Rayyan was a fussy eater and her main task of the day was to
feed him his cereals. She would spend hours with different toys and fun for him
to eat his food.
The child with all the love and attention became very calm and
so cool that he seldom had the chance to cry at all. Many would tell me that he
would grow into a completely spoiled brat, which never happened.
The first separation they had was when my sister had to
visit our native village with her husband. Rayyan ended up with fever which did
not go down at all with medications. On the 7th day my sister
arrived and he was kicking fit the next day. Life went on and when Rayyan was a
bit over 3 years my sister was diagnosed with breast cancer. Due to her
apprehensions about cancer treatment and also the fear of the side effects
which she had seen in my dad, she refused to go for surgery, chemotherapy or radiotherapy.
Rayyan got his share of attention even when she was going
through cancer, though some of the tasks got shifted to me. I was pregnant with
Farheena as well at the time of her diagnosis. I struggled a lot to cope up
with many issues back then and was at loss most of the times. Rayyan was completely
confused with the change in our home environment. Farheena was born, she was diagnosed
with brain atrophy and later I was diagnosed with cancer. You can imagine how
this changes must have affected the child who was pampered with three different
powder puffs.
He never asked many questions nor made any demands. He would
silently get lost in paintings or drawing various pictures. We were so lost in
our own chaotic world that we never gave a thought to what Rayyan was going
through. But later on I realized a little bit of it through his paintings what
he must have gone through emotionally during those two years.

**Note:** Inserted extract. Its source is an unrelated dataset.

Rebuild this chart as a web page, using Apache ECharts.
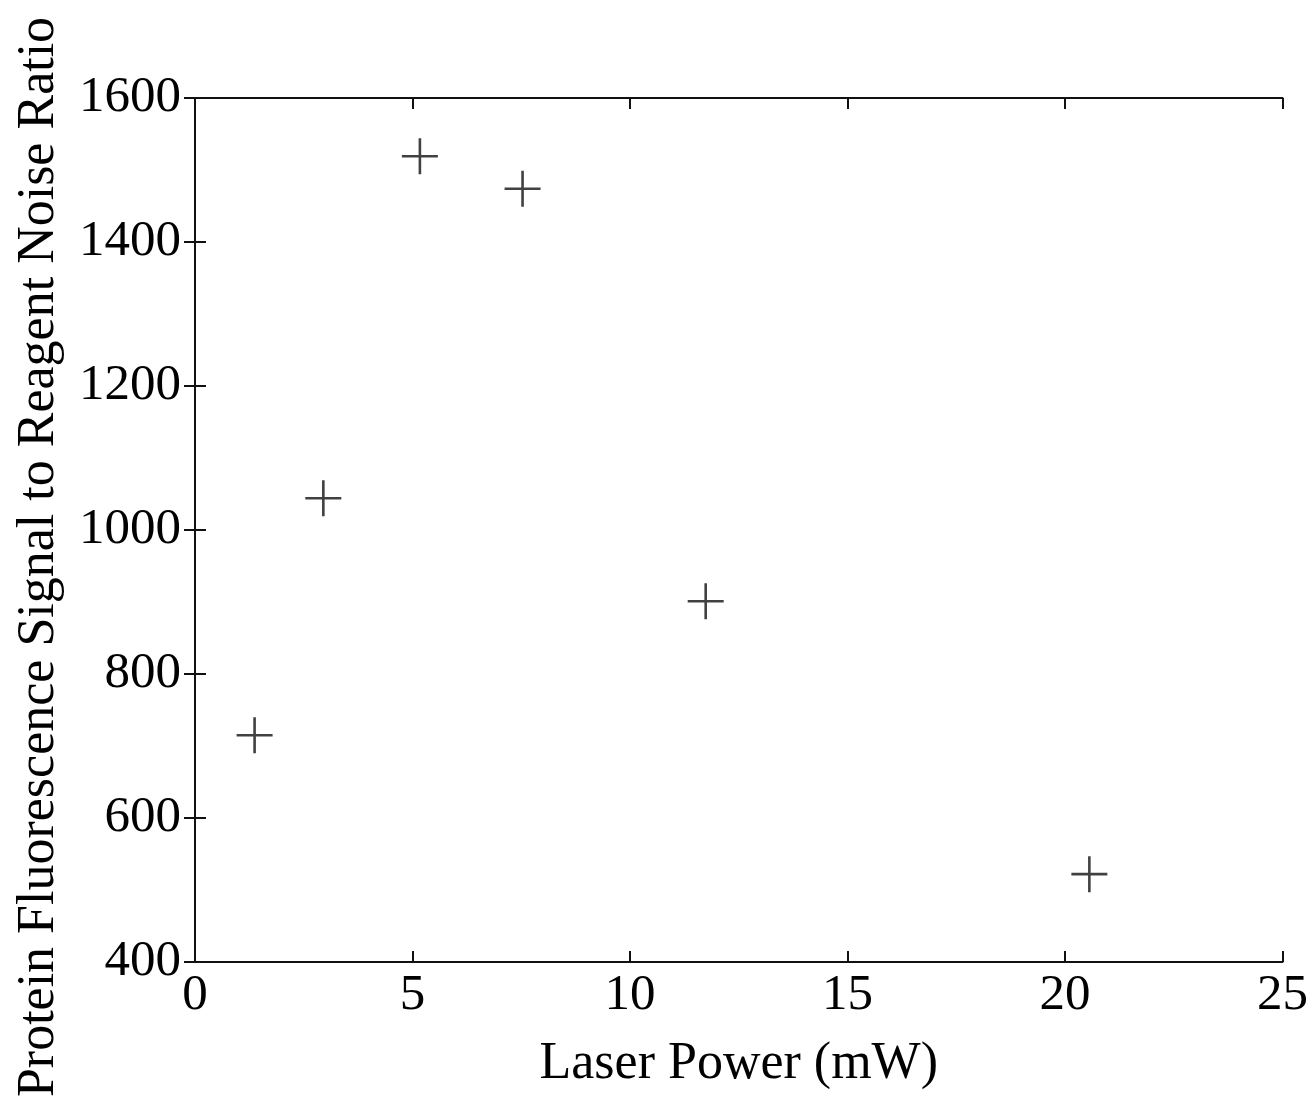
<!DOCTYPE html>
<html>
<head>
<meta charset="utf-8">
<script src="https://cdn.jsdelivr.net/npm/echarts@6/dist/echarts.min.js"></script>
<style>
  html, body { margin: 0; padding: 0; background: #fff; }
  #chart { width: 1311px; height: 1105px; }
</style>
</head>
<body>
<div id="chart"></div>
<script>
// Laser power (mW) and the measured signal-to-noise ratio at each setting
const laserPower = [1.37, 2.95, 5.17, 7.53, 11.74, 20.56];
const snRatio = [715, 1044, 1519, 1474, 901, 522];
const xTicks = [0, 5, 10, 15, 20, 25];
const yTicks = [400, 600, 800, 1000, 1200, 1400, 1600];

const font = 'Liberation Serif, Times New Roman, serif';
const ink = '#111';

const points = laserPower.map((x, i) => [x, snRatio[i]]);

const baseAxis = {
  axisLine: { show: true, lineStyle: { color: ink, width: 2 } },
  axisTick: { show: true, inside: true, length: 11, lineStyle: { color: ink, width: 2 } },
  splitLine: { show: false }
};

const chart = echarts.init(document.getElementById('chart'));
chart.setOption({
  animation: false,
  backgroundColor: '#fff',
  grid: { left: 195, right: 24, top: 98, bottom: 143 },
  xAxis: [
    Object.assign({}, baseAxis, {
      type: 'value', position: 'bottom',
      min: xTicks[0], max: xTicks[xTicks.length - 1], interval: 5,
      name: 'Laser Power (mW)', nameLocation: 'middle', nameGap: 76,
      nameTextStyle: { fontFamily: font, fontSize: 52, color: '#000' },
      axisLabel: { fontFamily: font, fontSize: 51, color: '#000', margin: 8 }
    }),
    Object.assign({}, baseAxis, {
      type: 'value', position: 'top',
      min: xTicks[0], max: xTicks[xTicks.length - 1], interval: 5,
      axisLabel: { show: false }
    })
  ],
  yAxis: [
    Object.assign({}, baseAxis, {
      type: 'value', position: 'left',
      min: yTicks[0], max: yTicks[yTicks.length - 1], interval: 200,
      name: 'Protein Fluorescence Signal to Reagent Noise Ratio',
      nameLocation: 'middle', nameGap: 130,
      nameTextStyle: { fontFamily: font, fontSize: 52, color: '#000', padding: [0, 54, 0, 0] },
      axisLabel: {
        fontFamily: font, fontSize: 51, color: '#000', margin: 14,
        formatter: v => String(v)
      }
    }),
    Object.assign({}, baseAxis, {
      type: 'value', position: 'right',
      min: yTicks[0], max: yTicks[yTicks.length - 1], interval: 200,
      axisLabel: { show: false }
    })
  ],
  series: [{
    type: 'scatter',
    xAxisIndex: 0,
    yAxisIndex: 0,
    data: points,
    symbol: 'path://M0,-10L0,10M-10,0L10,0',
    symbolSize: 36,
    itemStyle: { color: 'none', borderColor: ink, borderWidth: 2.6 },
    emphasis: { disabled: true }
  }]
});
</script>
</body>
</html>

April 1996 I had my surgery and June 6th 1996 my
sister lost her battle with cancer. She was the liveliest, happiest, most energetic
and physically very strong person but she had to go too early. I was in Byndoor
when she passed away and couldn’t be there to have a last look at her due to my
husband lying to me. When we arrived, her last rites were over and she was gone
physically forever. I say physically because I feel her presence, especially regarding
Rayyan at times, but being a rational person I find it very hard to accept or
write in public about it.
My family decided to lie to Rayyan about his dear aunt and
kept telling him that she finally decided to take treatment and was in hospital
now. But four months later, I decided that he should know the truth. I
consulted Mr. Ali Khwaja, a counsellor with helping hand regarding this and he
was of same opinion. So, I had the tough time of explaining to a five year old
about what had happened and about death. I had to assure him that I will fight
it out with right treatment and will be there for him because I could read that
question in his eyes. He kept staring at my bald head as I said this, because
for him that was scary thing. My loss of hair due to chemo immediately followed
my sister’s death and that must have scared him so much.
When we told Rayyan my sister was in hospital, he would keep
asking me when she is going to come back, how was she etc. But once I talked to
him, he never asked about her again. 24 years have gone by, but he hasn’t questioned
or asked anything about his loving aunt. He changed completely and became more
independent. So far as I discuss her with him, tell him about our childhood
stories and some funny incidents which I recall, he listens but doesn’t
respond. He had his own way dealing with grief and he handled it silently on
his own. I wish I could have helped him better. We all miss her and express it
so often. I know Rayyan does too, but he keeps silent over it.